Agradece al Señor que nos haya dado a los sacerdotes y pide para que cada uno de ellos se dé más cuenta cada día —¡un poquito más cada día!— de la llamada que ha recibido de Dios y de lo mucho que cuenta para los demás.
3. «Rogad al dueño de la mies que mande trabajadores a su mies». El Señor nos pide en el evangelio que recemos por las vocaciones, y en concreto por las vocaciones sacerdotales. Si queremos agradecer a Jesús sus cuidados, no basta darle las gracias: ¿pides a Dios que haya muchos y más santos sacerdotes?
Los buenos pastores nos enseñan a orar, cuando los encontramos de rodillas en la Iglesia, dirigiendo la mirada a Dios, y poniendo delante de Él tantas peticiones que reciben cada día.
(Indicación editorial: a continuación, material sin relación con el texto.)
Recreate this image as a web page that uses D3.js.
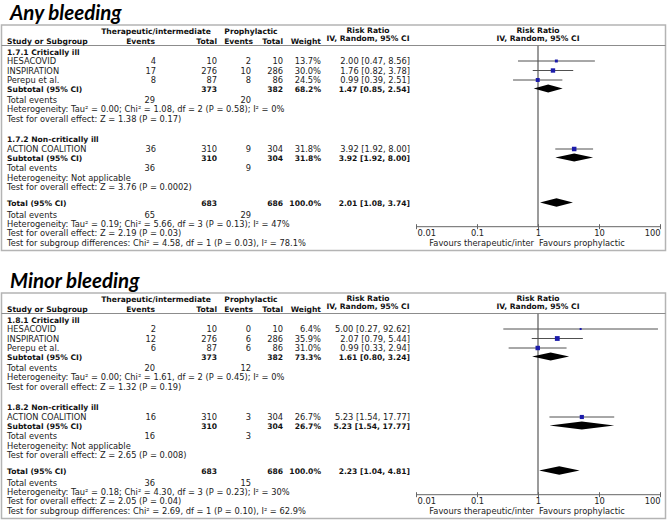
<!DOCTYPE html>
<html><head><meta charset="utf-8">
<script src="https://cdn.jsdelivr.net/npm/d3@7"></script>
<style>
html,body{margin:0;padding:0;background:#fff;}
svg{display:block;}
text{font-family:"DejaVu Sans",Verdana,sans-serif;font-size:8.3px;fill:#222;}
text.b{font-weight:bold;font-size:7.6px;fill:#111;}
text.title{font-family:Lato,sans-serif;font-weight:bold;font-style:italic;font-size:20.5px;fill:#000;}
</style></head><body>
<svg id="c" width="669" height="520"></svg>
<script>
// ---------------- data ----------------
const panelTitles = ["Any bleeding", "Minor bleeding"];
const groupHeaders = ["Therapeutic/intermediate", "Prophylactic"];
const studyNames = ["HESACOVID", "INSPIRATION", "Perepu et al.", "ACTION COALITION"];
const studySubgroup = [0, 0, 0, 1];

// Any bleeding
const anySubgroups = ["1.7.1 Critically ill", "1.7.2 Non-critically ill"];
const anyTherEvents = [4, 17, 8, 36];
const anyTherTotal = [10, 276, 87, 310];
const anyProEvents = [2, 10, 8, 9];
const anyProTotal = [10, 286, 86, 304];
const anyWeight = ["13.7%", "30.0%", "24.5%", "31.8%"];
const anyRR = [2.00, 1.76, 0.99, 3.92];
const anyLo = [0.47, 0.82, 0.39, 1.92];
const anyHi = [8.56, 3.78, 2.51, 8.00];
const anySubTherTotal = [373, 310];
const anySubProTotal = [382, 304];
const anySubWeight = ["68.2%", "31.8%"];
const anySubRR = [1.47, 3.92];
const anySubLo = [0.85, 1.92];
const anySubHi = [2.54, 8.00];
const anySubTherEvents = [29, 36];
const anySubProEvents = [20, 9];
const anySubHet = ["Heterogeneity: Tau² = 0.00; Chi² = 1.08, df = 2 (P = 0.58); I² = 0%", "Heterogeneity: Not applicable"];
const anySubTest = ["Test for overall effect: Z = 1.38 (P = 0.17)", "Test for overall effect: Z = 3.76 (P = 0.0002)"];
const anyTotal = [683, 686, "100.0%", 2.01, 1.08, 3.74, 65, 29];
const anyTotalHet = "Heterogeneity: Tau² = 0.19; Chi² = 5.66, df = 3 (P = 0.13); I² = 47%";
const anyTotalTest = "Test for overall effect: Z = 2.19 (P = 0.03)";
const anySubDiff = "Test for subgroup differences: Chi² = 4.58, df = 1 (P = 0.03), I² = 78.1%";

// Minor bleeding
const minSubgroups = ["1.8.1 Critically ill", "1.8.2 Non-critically ill"];
const minTherEvents = [2, 12, 6, 16];
const minTherTotal = [10, 276, 87, 310];
const minProEvents = [0, 6, 6, 3];
const minProTotal = [10, 286, 86, 304];
const minWeight = ["6.4%", "35.9%", "31.0%", "26.7%"];
const minRR = [5.00, 2.07, 0.99, 5.23];
const minLo = [0.27, 0.79, 0.33, 1.54];
const minHi = [92.62, 5.44, 2.94, 17.77];
const minSubTherTotal = [373, 310];
const minSubProTotal = [382, 304];
const minSubWeight = ["73.3%", "26.7%"];
const minSubRR = [1.61, 5.23];
const minSubLo = [0.80, 1.54];
const minSubHi = [3.24, 17.77];
const minSubTherEvents = [20, 16];
const minSubProEvents = [12, 3];
const minSubHet = ["Heterogeneity: Tau² = 0.00; Chi² = 1.61, df = 2 (P = 0.45); I² = 0%", "Heterogeneity: Not applicable"];
const minSubTest = ["Test for overall effect: Z = 1.32 (P = 0.19)", "Test for overall effect: Z = 2.65 (P = 0.008)"];
const minTotal = [683, 686, "100.0%", 2.23, 1.04, 4.81, 36, 15];
const minTotalHet = "Heterogeneity: Tau² = 0.18; Chi² = 4.30, df = 3 (P = 0.23); I² = 30%";
const minTotalTest = "Test for overall effect: Z = 2.05 (P = 0.04)";
const minSubDiff = "Test for subgroup differences: Chi² = 2.69, df = 1 (P = 0.10), I² = 62.9%";

const tickValues = [0.01, 0.1, 1, 10, 100];
const tickLabels = ["0.01", "0.1", "1", "10", "100"];
const favoursLabels = ["Favours therapeutic/inter", "Favours prophylactic"];

// ---------------- build panels ----------------
function buildPanel(title, subgroups, te, tt, pe, pt, w, rr, lo, hi, sTT, sPT, sW, sRR, sLo, sHi, sTE, sPE, sHet, sTest, tot, tHet, tTest, sDiff) {
  return {
    title,
    subgroups: subgroups.map((name, k) => ({
      name,
      studies: studyNames.map((n, i) => ({n, i})).filter(d => studySubgroup[d.i] === k).map(d => ({
        name: d.n, te: te[d.i], tt: tt[d.i], pe: pe[d.i], pt: pt[d.i], w: w[d.i], rr: rr[d.i], lo: lo[d.i], hi: hi[d.i]
      })),
      tt: sTT[k], pt: sPT[k], w: sW[k], rr: sRR[k], lo: sLo[k], hi: sHi[k], te: sTE[k], pe: sPE[k], het: sHet[k], test: sTest[k]
    })),
    total: {tt: tot[0], pt: tot[1], w: tot[2], rr: tot[3], lo: tot[4], hi: tot[5], te: tot[6], pe: tot[7], het: tHet, test: tTest, diff: sDiff}
  };
}
const panels = [
  buildPanel(panelTitles[0], anySubgroups, anyTherEvents, anyTherTotal, anyProEvents, anyProTotal, anyWeight, anyRR, anyLo, anyHi,
    anySubTherTotal, anySubProTotal, anySubWeight, anySubRR, anySubLo, anySubHi, anySubTherEvents, anySubProEvents, anySubHet, anySubTest,
    anyTotal, anyTotalHet, anyTotalTest, anySubDiff),
  buildPanel(panelTitles[1], minSubgroups, minTherEvents, minTherTotal, minProEvents, minProTotal, minWeight, minRR, minLo, minHi,
    minSubTherTotal, minSubProTotal, minSubWeight, minSubRR, minSubLo, minSubHi, minSubTherEvents, minSubProEvents, minSubHet, minSubTest,
    minTotal, minTotalHet, minTotalTest, minSubDiff)
];

// ---------------- layout ----------------
const COL = {name: 7, te: 156, tt: 217, pe: 251, pt: 283, w: 321, rr: 410, rrHead: 368, plotHead: 538};
const ROW = {
  hdr1: 31, hdr2: 40.5, sep: 45.5,
  g: [52, 139],
  st: [[61, 70.5, 80], [149]],
  sub: [88.5, 157.5], te: [99.5, 168], het: [109, 177.5], test: [118.5, 187],
  tot: 202.5, teT: 214.5, hetT: 224, testT: 233.3, diff: 242.7,
  axis: 226.7, tickLab: 233.5, fav: 242.5, boxTop: 25, boxBot: 250.5, title: 19.5
};
const panelOffsets = [0, 268];
const fmt = d3.format(".2f");
const ci = (r, l, h) => `${fmt(r)} [${fmt(l)}, ${fmt(h)}]`;

const x = d3.scaleLog().domain([0.01, 100]).range([416, 660]);
const svg = d3.select("#c");

function txt(g, s, xx, yc, anchor, bold) {
  return g.append("text").attr("x", xx).attr("y", yc + 3).attr("text-anchor", anchor || "start")
    .attr("class", bold ? "b" : null).text(s);
}
function diamond(g, lo, r, hi, yc, hh) {
  g.append("path")
    .attr("d", `M${x(lo)},${yc}L${x(r)},${yc - hh}L${x(hi)},${yc}L${x(r)},${yc + hh}Z`)
    .attr("fill", "#000");
}

panels.forEach((P, pi) => {
  const g = svg.append("g").attr("transform", `translate(0,${panelOffsets[pi]})`);
  g.append("text").attr("class", "title").attr("x", 10).attr("y", ROW.title).text(P.title);
  g.append("rect").attr("x", 1.5).attr("y", ROW.boxTop).attr("width", 664).attr("height", ROW.boxBot - ROW.boxTop)
    .attr("fill", "none").attr("stroke", "#b4b4b4").attr("stroke-width", 1.5);
  g.append("line").attr("x1", 1.5).attr("x2", 665.5).attr("y1", ROW.sep).attr("y2", ROW.sep)
    .attr("stroke", "#8c8c8c").attr("stroke-width", 1);

  // headers
  txt(g, groupHeaders[0], 156, ROW.hdr1, "middle", true);
  txt(g, groupHeaders[1], 251, ROW.hdr1, "middle", true);
  txt(g, "Risk Ratio", COL.rrHead, ROW.hdr1 - 1.5, "middle", true);
  txt(g, "Risk Ratio", COL.plotHead, ROW.hdr1 - 1.5, "middle", true);
  txt(g, "Study or Subgroup", COL.name, ROW.hdr2, "start", true);
  txt(g, "Events", 155, ROW.hdr2, "end", true);
  txt(g, "Total", 217, ROW.hdr2, "end", true);
  txt(g, "Events", 253, ROW.hdr2, "end", true);
  txt(g, "Total", 283, ROW.hdr2, "end", true);
  txt(g, "Weight", 321, ROW.hdr2, "end", true);
  txt(g, "IV, Random, 95% CI", COL.rrHead, ROW.hdr2 - 2.5, "middle", true);
  txt(g, "IV, Random, 95% CI", COL.plotHead, ROW.hdr2 - 2.5, "middle", true);

  // null line
  g.append("line").attr("x1", x(1)).attr("x2", x(1)).attr("y1", ROW.sep).attr("y2", ROW.axis)
    .attr("stroke", "#7a7a7a").attr("stroke-width", 1.5);

  P.subgroups.forEach((S, k) => {
    txt(g, S.name, COL.name, ROW.g[k], "start", true);
    S.studies.forEach((d, j) => {
      const y = ROW.st[k][j];
      txt(g, d.name, COL.name, y);
      txt(g, d.te, COL.te, y, "end");
      txt(g, d.tt, COL.tt, y, "end");
      txt(g, d.pe, COL.pe, y, "end");
      txt(g, d.pt, COL.pt, y, "end");
      txt(g, d.w, COL.w, y, "end");
      txt(g, ci(d.rr, d.lo, d.hi), COL.rr, y, "end");
      g.append("line").attr("x1", x(d.lo)).attr("x2", x(d.hi)).attr("y1", y).attr("y2", y)
        .attr("stroke", "#505050").attr("stroke-width", 1);
      const s = Math.sqrt(parseFloat(d.w)) * 0.8;
      g.append("rect").attr("x", x(d.rr) - s / 2).attr("y", y - s / 2).attr("width", s).attr("height", s)
        .attr("fill", "#1c1caa");
    });
    const ys = ROW.sub[k];
    txt(g, "Subtotal (95% CI)", COL.name, ys, "start", true);
    txt(g, S.tt, COL.tt, ys, "end", true);
    txt(g, S.pt, COL.pt, ys, "end", true);
    txt(g, S.w, COL.w, ys, "end", true);
    txt(g, ci(S.rr, S.lo, S.hi), COL.rr, ys, "end", true);
    diamond(g, S.lo, S.rr, S.hi, ys, 4);
    txt(g, "Total events", COL.name, ROW.te[k]);
    txt(g, S.te, COL.te - 1, ROW.te[k], "end");
    txt(g, S.pe, COL.pe, ROW.te[k], "end");
    txt(g, S.het, COL.name, ROW.het[k]);
    txt(g, S.test, COL.name, ROW.test[k]);
  });

  const T = P.total;
  txt(g, "Total (95% CI)", COL.name, ROW.tot, "start", true);
  txt(g, T.tt, COL.tt, ROW.tot, "end", true);
  txt(g, T.pt, COL.pt, ROW.tot, "end", true);
  txt(g, T.w, COL.w, ROW.tot, "end", true);
  txt(g, ci(T.rr, T.lo, T.hi), COL.rr, ROW.tot, "end", true);
  diamond(g, T.lo, T.rr, T.hi, ROW.tot, 4.3);
  txt(g, "Total events", COL.name, ROW.teT);
  txt(g, T.te, COL.te - 1, ROW.teT, "end");
  txt(g, T.pe, COL.pe, ROW.teT, "end");
  txt(g, T.het, COL.name, ROW.hetT);
  txt(g, T.test, COL.name, ROW.testT);
  txt(g, T.diff, COL.name, ROW.diff);

  // axis
  const ax = g.append("g").attr("transform", `translate(0,${ROW.axis})`)
    .call(d3.axisBottom(x).tickValues(tickValues).tickFormat((d, i) => tickLabels[i]).tickSize(2.5).tickPadding(2));
  ax.select(".domain").attr("stroke", "#666").attr("d", `M${x(0.01)},0H${x(100)}`);
  ax.selectAll(".tick line").attr("y1", -2.5).attr("y2", 2.5).attr("stroke", "#666");
  ax.selectAll(".tick text").attr("y", ROW.tickLab - ROW.axis + 3).attr("dy", null)
    .style("font-family", '"DejaVu Sans",sans-serif').style("font-size", "8.3px").attr("fill", "#222")
    .attr("text-anchor", (d, i) => i === 0 ? "start" : (i === tickValues.length - 1 ? "end" : "middle"))
    .attr("dx", (d, i) => i === 0 ? 1 : 0);
  txt(g, favoursLabels[0], x(1) - 4, ROW.fav, "end");
  txt(g, favoursLabels[1], x(1) + 1, ROW.fav, "start");
});
</script>
</body></html>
Este es el que ama a sus hermanos, el que ora mucho por su pueblo; el que entregó su vida por los hermanos[27]. ¡Esos son los sacerdotes!: aquellos que sepultaron su propia vida por interceder a favor de sus hermanos.
Los buenos pastores nos enseñan a participar de la Misa; cuando los vemos celebrar con devoción, mirar con amor la sagrada Hostia, ser reverentes, elegantes, íntimos en cada uno de los gestos de la liturgia. Un sacerdote –como cualquier cristiano, pero ellos especialmente– vale lo que vale su Misa. Del mismo modo que celebra, así vive... tal como participamos de la Misa, así somos...
Los buenos pastores ilustran con su vida y su palabra la misma misericordia del Altísimo. ¡Cuántas veces hemos escuchado: yo te absuelvo de tus pecados! ¡Cuántas cadenas rotas por la misericordiosa palabra de Dios, que se hace presente a través de sus pastores! En la confesión, en la predicación, en la dirección espiritual... «El sacerdote –quien sea– es siempre otro Cristo»[28].
«Os daré pastores según mi corazón, para que os apacienten con ciencia y experiencia» (Jr 3, 15). Pídeselo hoy muy intensamente a Dios en tu oración, y dale gracias por los buenos sacerdotes que ha puesto en tu camino a lo largo de tu vida.
EVANGELIO
San Juan 10, 27-30
En aquel tiempo, dijo Jesús: —«Mis ovejas escuchan mi voz, y yo las conozco, y ellas me siguen, y yo les doy la vida eterna; no perecerán para siempre y nadie las arrebatará de mi mano. Mi Padre, que me las ha dado, supera a todos, y nadie puede arrebatarlas de la mano del Padre. Yo y el Padre somos uno».